The algorithm returns the 20 most discriminative feature indices, quantitative MCC scores measuring discriminative power, and direction indicators showing whether features are upregulated (“+”) or downregulated (“-”) in Group A versus Group B.

# Example output interpretation
signature_features = ["Gene_A", "Gene_B", "Gene_C"]
mcc_scores = [0.85, 0.72, 0.68]
directions = ["+", "-", "+"]

# Interpretation:
# Gene_A: Highly upregulated in Group A (MCC = 0.85)
# Gene_B: Moderately downregulated in Group A (MCC = 0.72)
# Gene_C: Moderately upregulated in Group A (MCC = 0.68)

Algorithm Advantages¶

The two-stage filtering prevents multiple testing issues by reducing the search space from all features to just 100, then to 20, implemented as selected_features = sorted_features[:100] followed by new_selected_features = new_selected_features[:20]. The Wasserstein distance captures both mean and variance differences through mean_diff = mu1 - mu2 and std_diff = sigma1 - sigma2, enabling detection of distributional changes beyond simple fold-change analysis. The algorithm uses vectorized operations throughout the MCC computation with ranks = rankdata(all_scores, method="min", axis=1) and processes all features simultaneously rather than using loops. The rank-based approach eliminates preprocessing requirements since rankdata() provides inherent scale invariance without needing log-transformation or z-scoring steps.

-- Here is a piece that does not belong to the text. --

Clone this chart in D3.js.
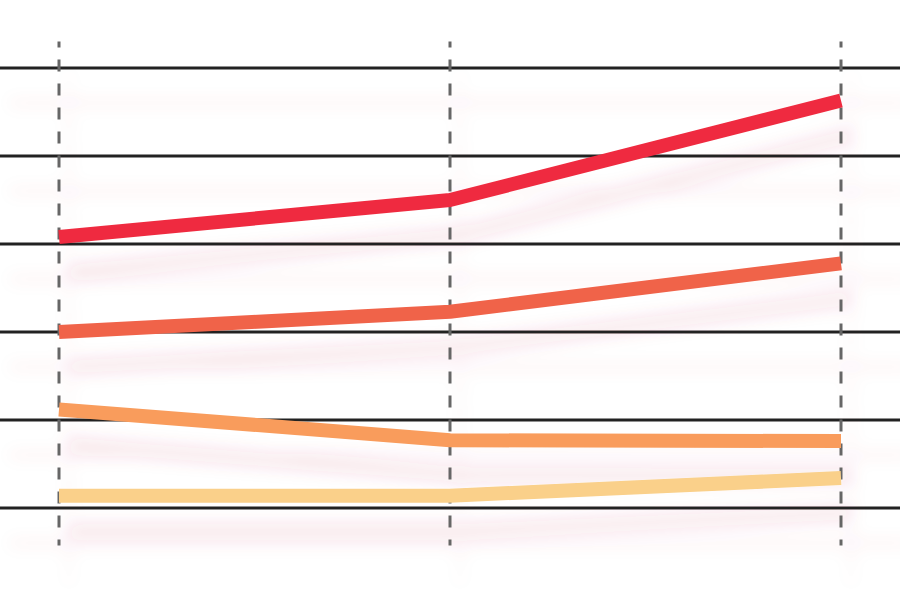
<!DOCTYPE html>
<html>
<head>
<meta charset="utf-8">
<script src="https://cdn.jsdelivr.net/npm/d3@7"></script>
<style>
  body { margin: 0; background: #fff; }
  svg { display: block; }
</style>
</head>
<body>
<div id="chart"></div>
<script>
// Data
const categories = ["A", "B", "C"];
const gridValues = [0, 10, 20, 30, 40, 50];
const seriesNames = ["s1", "s2", "s3", "s4"];
const seriesValues = [
    [30.8, 35.0, 46.3],
    [20.0, 22.3, 27.8],
    [11.2, 7.7, 7.6],
    [1.4, 1.4, 3.4]
];
const seriesColors = ["#ef2b3f", "#f0634a", "#f99c5c", "#fad08a"];

const width = 900;
const height = 590;

const svg = d3.select("#chart")
    .append("svg")
    .attr("width", width)
    .attr("height", height);

// Soft pink drop shadow under everything
const defs = svg.append("defs");
const filter = defs.append("filter")
    .attr("id", "shadow")
    .attr("filterUnits", "userSpaceOnUse")
    .attr("x", 0).attr("y", 0)
    .attr("width", width).attr("height", height);
filter.append("feDropShadow")
    .attr("dx", 10)
    .attr("dy", 35)
    .attr("stdDeviation", 8)
    .attr("flood-color", "#c8375a")
    .attr("flood-opacity", 0.12);

const xScale = d3.scalePoint()
    .domain(categories)
    .range([59, 841]);

const yScale = d3.scaleLinear()
    .domain([0, 50])
    .range([508, 68]);

const g = svg.append("g").attr("filter", "url(#shadow)");

// Horizontal grid lines
g.append("g")
    .selectAll("line")
    .data(gridValues)
    .enter().append("line")
    .attr("x1", 0)
    .attr("x2", width)
    .attr("y1", d => yScale(d))
    .attr("y2", d => yScale(d))
    .attr("stroke", "#222")
    .attr("stroke-width", 3);

// Vertical dashed lines
g.append("g")
    .selectAll("line")
    .data(categories)
    .enter().append("line")
    .attr("x1", d => xScale(d))
    .attr("x2", d => xScale(d))
    .attr("y1", 41.5)
    .attr("y2", 545.5)
    .attr("stroke", "#666")
    .attr("stroke-width", 3)
    .attr("stroke-dasharray", "12,12")
    .attr("stroke-dashoffset", 6);

// Series lines
const line = d3.line()
    .x((d, i) => xScale(categories[i]))
    .y(d => yScale(d));

g.append("g")
    .selectAll("path")
    .data(seriesValues)
    .enter().append("path")
    .attr("d", line)
    .attr("fill", "none")
    .attr("stroke", (d, i) => seriesColors[i])
    .attr("stroke-width", 14)
    .attr("stroke-linejoin", "round");
</script>
</body>
</html>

Finally, the algorithm produces interpretable feature signatures with directionality indicators ("+" or "-") and quantitative MCC scores formatted as "(MCC:{:.3f})", including feature names from ad.var_names[outputs] with their discriminative power, enabling us to identify both upregulated and downregulated markers for experimental follow-up.

Usage Examples¶

A vs Rest Comparison¶

# Compare subset A against all remaining samples
signature, mcc_dict, directions = compute_signature(
    adata=adata,
    means=global_means,
    stds=global_stds,
    obs_indices_A=subset_A_indices,
    obs_indices_B=None  # Compare against rest
)

A vs B Comparison¶

# Compare two specific subsets
signature, mcc_dict, directions = compute_signature(
    adata=adata,
    means=global_means,
    stds=global_stds,
    obs_indices_A=subset_A_indices,
    obs_indices_B=subset_B_indices
)

Wasserstein Distance Interpretation¶

High values (> 1.0) indicate strong distributional differences, medium values (0.3-1.0) suggest moderate differences, while low values (< 0.3) represent subtle differences between groups.

MCC Score Interpretation¶

Absolute MCC values above 0.8 indicate excellent discriminative power, values above 0.5 suggest good discriminative power, values above 0.3 represent moderate discriminative power, and values below 0.3 indicate poor discriminative ability.